The topic of immigration took up enormous oxygen in the room, its jagged racial edges a thorny litmus test for candidates who needed tough-talking, border-closing street cred for a red-meat conservative audience.

That debate participants committed as much time as they did to “illegals” and their rhetorical portraits of violent “sanctuary cities” perhaps offered as much a glimpse into White voter fear of rapid demographic changes as a clear sense of what issues will dominate the Republican primaries from now till Super Tuesday next year.

“The fact is … many killings, murders, crime, drugs are pouring across the border, [there’s] money going out and the drugs coming in. [W]e need … to build a wall, we need to keep illegals out,” said Trump to roaring applause and cheers from a packed Cleveland stadium.

Marco Rubio, heralded in a former political life as an immigration reform advocate, seemed to follow suit and reaching beyond Mexico: “The evidence is now clear that the majority of people coming across the border are not from Mexico,” said Rubio. “They’re coming from Guatemala, El Salvador, Honduras.
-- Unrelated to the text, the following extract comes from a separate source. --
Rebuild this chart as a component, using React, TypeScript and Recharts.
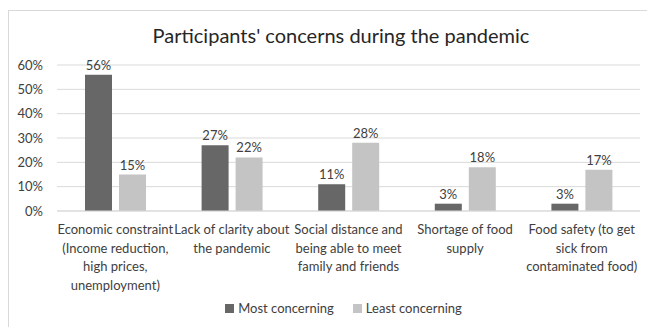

Those countries are the source of the people that are now coming in its majority. I also believe we need a fence.”

After many raucous moments over immigration, ISIL strategies, NSA surveillance and defunding Planned Parenthood, moderators eventually touched on race.

“[M]any in the Black Lives Matter movement, and beyond, believe that overly-aggressive police officers targeting young African Americans is the civil rights issue of our time. Do you agree? And if so, how do you plan to address it? And if not, why not?” asked moderator Megyn Kelly.

Interestingly enough, Kelly punted that question to a rather dry performing Gov. Scott Walker (R-WI), without any mention of the four very high profile killings of unarmed Black people that happened in Ohio. Walker predictably dodged it, using controversial and rabidly conservative Black Milwaukee County Sherriff David Clarke as the “my Black friend” cover.

Even with the Buckeye State’s governor mere yards away from Walker, it appeared odd that no one thought to ask him about cases such as Tamir Rice, which happened right in Cleveland , even though he is a two-term governor who won with nearly a quarter Black support in his state – in his eagerness to pivot to a Whiter national Republican electorate.

When asked by Kelly what he would do to help heal the racial divide, Carson responded: “You know, we have the purveyors of hatred who take every single incident between people of two races and try to make a race war out of it and drive wedges into people. And this does not need to be done,” in what seemed like a standard template Black Republican response.